Selanjutnya penulis juga mendiskusikan mengenai latar belakang sistem penulisan dan jender dalam literatur Makassar. Kesakralan teks atau naskah tertulis Makassar mendapatkan tekanan yang kuat disini. Selain itu, di buku ini juga terdapat skema rute perubahan dan transformasi  dari sejarah lisan ke sejarah tertulis. Pada periode inilah sumber-sumber tertulis menjadi ciptaan dengan torehan kesakralan dan kekuatan yang berasal dari situs-situs maupun objek sejarah yang  telah ada sebelumnya. Kekuatan-kekuatan inilah yang oleh Cummings dipercaya telah membuat naskah-naskah tertulis Makassar itu berperan sebagai agen penting bagi perubahan masyarakat. Dengan menyakinkan, Cummings juga memberikan beberapa poin yang fundamental yang jelas disiapkan bagi argumen selanjutnya yaitu mengenai pentingnya obyek, tempat dan fokus kuat dari cerita-cerita asli sebagai gambaran karakteristik tradisi lisan Makassar.

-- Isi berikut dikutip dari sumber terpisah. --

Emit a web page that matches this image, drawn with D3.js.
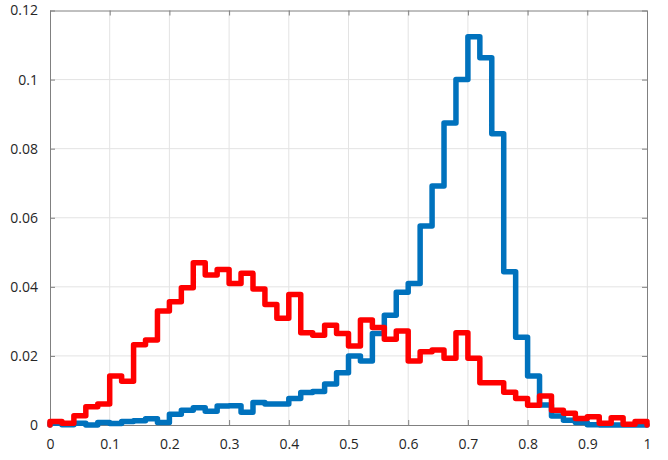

Sebelum tiba pada kesimpulan, penulis sekali lagi memperlihatkan proses kodifikasi budaya dan tradisi yang dibendakan. Benda sejarah itu kini tidak lagi tersimpan pada kelompok atau tetua yang dihormati seperti sebelumnya, dan naskah tertulis telah memungkinkan konsep-konsep budaya didefinisakan termasuk kumpulan ajaran moral, naskah Islam, hukum tertulis, dogma, kepercayaan, norma, maupun doktrin. Bagi sebagian antropolog seperti David Bulbeck, pengetahuan Cummings tentang arkeologi Sulawesi Selatan dikritik sebagai “medioker” atau kurang matang. Bahasan mengenai keterpencilan wilayah Gowa selama abad ke -14 dan ke-15 kebenarannya masih dianggap meragukan. Kritik juga dilontarkan oleh sejarawan senior yaitu Heather Sutherland yang mana dalam kritiknya mempertanyakan siapa sebenarnya orang Makassar yang dimaksud oleh Cummings dalam bukunya yang dianggap masih kabur.
Namun lain dari pada itu, Cumming juga patut dihargai karena telah membuat pemahaman tentang sejarah di daerah Makassar makin mendalam dan bernuansa yang disebabkan oleh tulisannya tersebut. Selain itu karena dalam proses pembuatan juga menggunakan bahasa kuno yang tidak selalu dapat dimengerti, karakter tulisan Makassar yang sering sulit untuk dikenali. Sehingga tidak berlebihan jika sejarawan Paul Kratoska mengomentari buku ini sebagai monograf yang menginsyafkan kita bahwa sejarah bukanlah hanya persoalan sejarawan kontemporer belaka, namun juga telah menjadi perhatian dari sekelompok elite sosial berdarah putih dari Kerajaan Gowa Makassar dengan budaya khasnya, dari beberapa abad silam yang pada mulanya dianggap sebagai kebudayaan yang terisolasi.